More than two billion people saw them on TV in 2010 when they tuned in for the closing ceremonies for the 2010 Winter Games. Twenty zygote balls filled the air during the ceremonies. It was just one of more than a dozen installations the company was commissioned to create for the Games.

The company’s biggest client is the Blue Man Group. Other big-name concert acts, including Arcade Fire and Green Day, have also used Tangible Interaction products. In Green Day’s case, digital tagging screens were set up at concerts and fans were encouraged to create electronic graffiti, which was then broadcast.

Locally, Tangible Interaction has done installations for the Vancouver Public Library, the Museum of Vancouver and the Vancouver Aquarium.

For the Vancouver Aquarium, Tangible Interaction worked with origami artist Joseph Wu to create a visual display for the aquarium’s annual winter Luminescence celebration.

It features 94 origami jellyfish suspended from the ceiling that change colour. Visitors use touch screens to create changing light patterns among the jellyfish colony, just as real jellyfish change colour when disturbed.

“You can basically paint with light,” Beim said.

Joanne Turner, marketing consultant for the Vancouver Aquarium, said the aquarium wanted an exhibit for its annual Luminescence celebration that engaged people and found Tangible was the only company that could bring the idea to life.

“Truly, there wasn’t anyone else, in our eyes, that even compared to the level of work that they were doing in this marketplace, and they were able to come forward with an idea that was really unique.”

Turner added that the exhibit, now in its third year, is a hit with both adults and children.

“It promotes a much higher level of engagement than when it’s simply a static thing,” she said. “You almost feel like you’re part of the exhibit.”

Despite all the exhibits the company has done in Vancouver, Beim said most of the company’s work is done outside of Canada – mostly in the U.S. and Europe.

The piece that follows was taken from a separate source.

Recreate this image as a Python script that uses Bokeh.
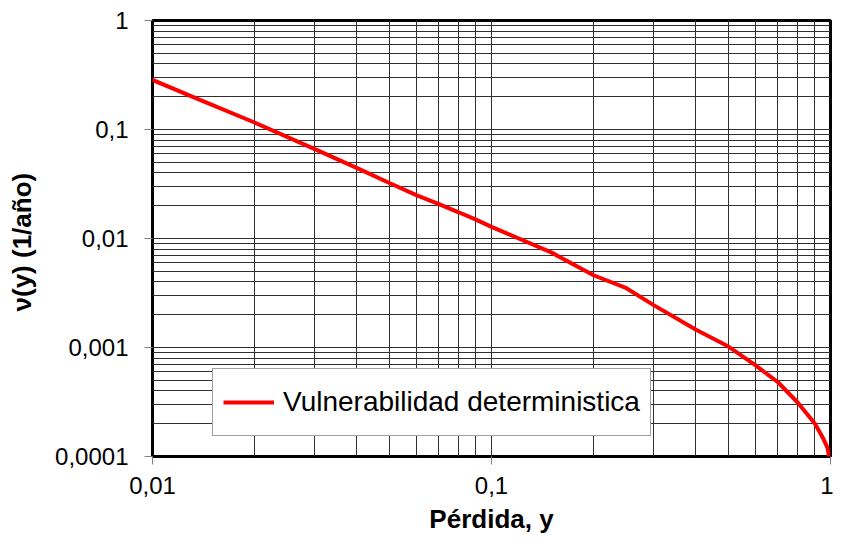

It has partner companies in Italy, Dubai and the Netherlands.

Although Tangible did not get any invitations to do installations for the Olympic Games in Sochi, the company has received queries from Brazil, where it hopes to create installations for this year’s World Cup and the 2016 Rio Olympic Games.

In March, the company will do an installation for South by Southwest, the annual film and music festival in Austin, Texas. It will also be at this year’s Toronto International Film Festival.